They wheeled George Wallace in backward and then lifted him onto a seat behind his bulletproof lectern. Confetti, thrown by little girls in straw hats, caught in his swept-back hair. Wallace waved to the crowd.
We were in South Boston in February 1976, and Wallace was running for president. Five hundred people were packed into a small hall, and 300 more waited outside.
Wallace had been shot and paralyzed in Laurel, Md., during the 1972 presidential primary. Many people remember that. But not many remember that he also won the Maryland primary that year, just like he won Michigan, Florida, Tennessee and North Carolina.
Now he was in Southie, where a few nights before, police and anti-busing protesters had clashed, with many injuries. Wallace was not cowed.
“You! The working men and women will be the kings and queens instead of the ultra-liberal left that has been getting everything all the time!” he roared.
After his speech, Wallace took some questions.
“My strategy?” Wallace said. “I put down the hay where the goats can get it.”
The name of George Wallace, who died in 1998, was invoked recently by Rep.
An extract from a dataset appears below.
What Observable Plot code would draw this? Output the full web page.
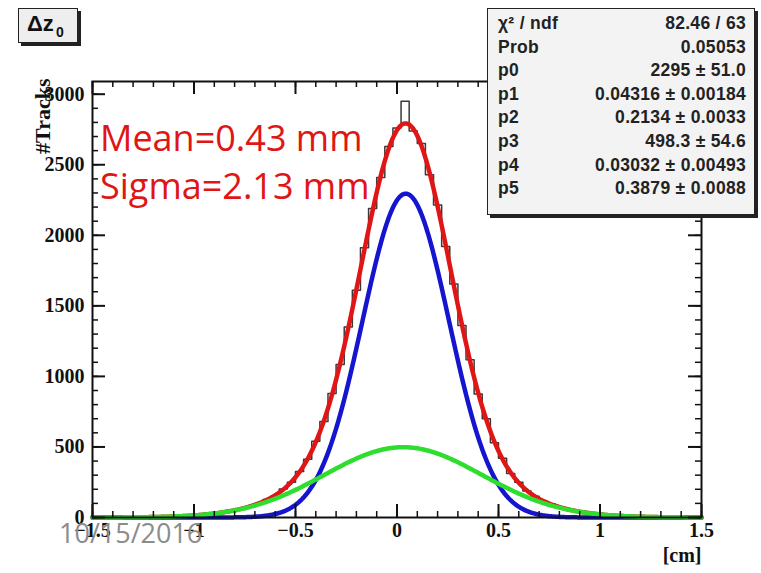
<!DOCTYPE html>
<html>
<head>
<meta charset="utf-8">
<script src="https://cdn.jsdelivr.net/npm/d3@7"></script>
<script src="https://cdn.jsdelivr.net/npm/@observablehq/plot@0.6"></script>
<style>
  html, body { margin: 0; padding: 0; background: #fff; }
  #wrap { position: relative; width: 761px; height: 573px; overflow: hidden; background: #fff; }
  #wrap svg { position: absolute; left: 0; top: 0; }
  .ov { position: absolute; white-space: nowrap; }
  #titlebox { left: 18px; top: 8px; width: 58px; height: 33px; background: #eeeeee; border: 1.5px solid #222;
    box-shadow: 3px 3px 0 #222; font-family: "Liberation Sans", Arial, sans-serif; font-weight: bold; font-size: 22px; color: #111; }
  #titlebox span.main { position: absolute; left: 8px; top: 2px; }
  #titlebox span.sub { position: absolute; left: 37px; top: 15px; font-size: 14px; }
  #stats { left: 487px; top: 8px; width: 266px; height: 205px; background: #f3f3f3; border: 1.5px solid #222;
    box-shadow: 3px 3px 0 #222; font-family: "Liberation Sans", Arial, sans-serif; font-weight: bold; font-size: 17.5px; color: #222; letter-spacing: 0.3px; }
  #stats .row { position: absolute; left: 10px; right: 8px; height: 22px; line-height: 22px; }
  #stats .row .l { position: absolute; left: 0; }
  #stats .row .r { position: absolute; right: 0; }
  .redtxt { font-family: "Open Sans", sans-serif; font-size: 36px; color: #e01515; line-height: 40px; }
  #datetxt { left: 59px; top: 515px; font-family: "Open Sans", sans-serif; font-size: 27px; color: #8c8c8c; line-height: 36px; }
</style>
</head>
<body>
<div id="wrap"></div>
<script>
// ---- data ----
const binStart = -1.5;
const binWidth = 0.04;
const counts = [
  0, 1, 0, 1, 2, 1, 3, 4, 5, 7, 8, 12, 14, 20, 24, 33, 40, 52, 63, 82,
  99, 128, 155, 202, 250, 326, 412, 540, 680, 878, 1085, 1350, 1610, 1912, 2190, 2410, 2630, 2760,
  2950, 2740, 2650, 2430, 2215, 1920, 1655, 1360, 1118, 876, 700, 530, 420, 312, 250, 188,
  151, 116, 95, 72, 60, 45, 37, 27, 23, 16, 13, 9, 7, 5, 4, 3, 2, 1, 1, 0, 1
];
// fit parameters shown in the stats box (double Gaussian)
const narrowGauss = [2295, 0.04316, 0.2134];   // p0, p1, p2
const wideGauss = [498.3, 0.03032, 0.3879];    // p3, p4, p5
const statLabels = ["χ² / ndf", "Prob", "p0", "p1", "p2", "p3", "p4", "p5"];
const statValues = ["82.46 / 63", "0.05053", "2295 ± 51.0", "0.04316 ± 0.00184", "0.2134 ± 0.0033",
                    "498.3 ± 54.6", "0.03032 ± 0.00493", "0.3879 ± 0.0088"];
const xMajor = [-1.5, -1, -0.5, 0, 0.5, 1, 1.5];
const yMajor = [0, 500, 1000, 1500, 2000, 2500, 3000];
const xDomain = [-1.5, 1.5];
const yDomain = [0, 3090];
const annotations = ["Mean=0.43 mm", "Sigma=2.13 mm"];
const dateText = "10/15/2016";

// ---- derived tables ----
const hist = counts.map((c, i) => ({x: binStart + i * binWidth, y: c}));
hist.push({x: binStart + counts.length * binWidth, y: counts[counts.length - 1]});
const gauss = ([a, m, s], x) => a * Math.exp(-0.5 * ((x - m) / s) ** 2);
const xs = d3.range(0, 601).map(i => xDomain[0] + i * (xDomain[1] - xDomain[0]) / 600);
const fitNarrow = xs.map(x => ({x, y: gauss(narrowGauss, x)}));
const fitWide = xs.map(x => ({x, y: gauss(wideGauss, x)}));
const fitSum = xs.map((x, i) => ({x, y: fitNarrow[i].y + fitWide[i].y}));
const xMinor = d3.range(0, 31).map(i => -1.5 + i * 0.1);
const yMinor = d3.range(0, 31).map(i => i * 100);

const fmt = d => d < 0 ? "\u2212" + Math.abs(d) : String(d);
const tickFont = {fontFamily: "Liberation Serif, serif", fontWeight: "bold", fontSize: 20};

// layout
const W = 761, H = 573, ML = 92, MR = 60, MT = 81, MB = 56;
const IW = W - ML - MR, IH = H - MT - MB;
const MJ = 13, MN = 6;
const perPxX = (xDomain[1] - xDomain[0]) / IW;
const perPxY = (yDomain[1] - yDomain[0]) / IH;

// tick rules (inward, ROOT style) built from tick arrays
function yTicks(vals, len, w) {
  return [
    Plot.ruleY(vals, {y: d => d, x1: xDomain[0], x2: xDomain[0] + len * perPxX, stroke: "#111", strokeWidth: w}),
    Plot.ruleY(vals, {y: d => d, x1: xDomain[1] - len * perPxX, x2: xDomain[1], stroke: "#111", strokeWidth: w})
  ];
}
function xTicks(vals, len, w) {
  return [
    Plot.ruleX(vals, {x: d => d, y1: yDomain[0], y2: yDomain[0] + len * perPxY, stroke: "#111", strokeWidth: w}),
    Plot.ruleX(vals, {x: d => d, y1: yDomain[1] - len * perPxY, y2: yDomain[1], stroke: "#111", strokeWidth: w})
  ];
}

const chart = Plot.plot({
  width: W, height: H,
  marginLeft: ML, marginRight: MR, marginTop: MT, marginBottom: MB,
  x: {domain: xDomain, label: null},
  y: {domain: yDomain, label: null},
  style: {background: "transparent", color: "#111"},
  marks: [
    Plot.line(hist, {x: "x", y: "y", curve: "step-after", stroke: "#3a3a3a", strokeWidth: 1.5}),
    Plot.line(fitSum, {x: "x", y: "y", stroke: "#e01515", strokeWidth: 4.5}),
    Plot.line(fitNarrow, {x: "x", y: "y", stroke: "#1515d0", strokeWidth: 4.5}),
    Plot.line(fitWide, {x: "x", y: "y", stroke: "#2ede2e", strokeWidth: 4.5}),
    Plot.frame({stroke: "#111", strokeWidth: 2}),
    // tick labels
    Plot.axisY(yMajor, {anchor: "left", tickSize: 0, tickPadding: 8, tickFormat: fmt, label: null, ...tickFont}),
    Plot.axisX(xMajor, {anchor: "bottom", tickSize: 0, tickPadding: 5, tickFormat: fmt, label: null, ...tickFont}),
    // axis titles
    Plot.text(["#Tracks"], {text: d => d, frameAnchor: "top-left", dx: -58, dy: -3, rotate: -90,
      textAnchor: "end", ...tickFont, fontSize: 22}),
    Plot.text(["[cm]"], {text: d => d, frameAnchor: "bottom-right", dx: 0, dy: 44, textAnchor: "end", ...tickFont}),
    // inward ticks
    ...yTicks(yMajor, MJ, 2),
    ...yTicks(yMinor, MN, 1.5),
    ...xTicks(xMajor, MJ, 2),
    ...xTicks(xMinor, MN, 1.5)
  ]
});

const wrap = document.getElementById("wrap");
wrap.appendChild(chart);

// title box
const tb = document.createElement("div");
tb.className = "ov"; tb.id = "titlebox";
tb.innerHTML = '<span class="main">Δz</span><span class="sub">0</span>';
wrap.appendChild(tb);

// stats box
const st = document.createElement("div");
st.className = "ov"; st.id = "stats";
statLabels.forEach((l, i) => {
  const r = document.createElement("div");
  r.className = "row";
  r.style.top = (3 + i * 23.6) + "px";
  const a = document.createElement("span"); a.className = "l"; a.textContent = l;
  const b = document.createElement("span"); b.className = "r"; b.textContent = statValues[i];
  r.appendChild(a); r.appendChild(b); st.appendChild(r);
});
wrap.appendChild(st);

// red annotations
annotations.forEach((t, i) => {
  const d = document.createElement("div");
  d.className = "ov redtxt";
  d.style.left = "100px";
  d.style.top = (118 + i * 48) + "px";
  d.textContent = t;
  wrap.appendChild(d);
});

// date
const dt = document.createElement("div");
dt.className = "ov"; dt.id = "datetxt";
dt.textContent = dateText;
wrap.appendChild(dt);
</script>
</body>
</html>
John Lewis (D-Ga.), who likened the rhetoric of Wallace to the rhetoric of John McCain and Sarah Palin.
“George Wallace never threw a bomb,” Lewis said. “He never fired a gun, but he created the climate and the conditions that encouraged vicious attacks against innocent Americans who were simply trying to exercise their constitutional rights. Because of this atmosphere of hate, four little girls were killed on Sunday morning when a church was bombed in Birmingham, Ala. As public figures with the power to influence and persuade, Sen. McCain and Gov. Palin are playing with fire, and if they are not careful, that fire will consume us all.”
A stunned McCain called on Barack Obama to “repudiate these outrageous and divisive comments.”
Obama obliged. In part. Bill Burton, spokesman for Obama, said: “Sen. Obama does not believe that John McCain or his policy criticism is in any way comparable to George Wallace. . . But John Lewis was right to condemn some of the hateful rhetoric that John McCain himself personally rebuked just last night, as well as the baseless and profoundly irresponsible charges from his own running mate that the Democratic nominee . . . ‘pals around with terrorists.’ ”
McCain wants to get out of this campaign without being accused of racism. And that was the point of Lewis’ statement. Lewis was issuing a warning to McCain: Don’t lay down the hay where the goats can get it.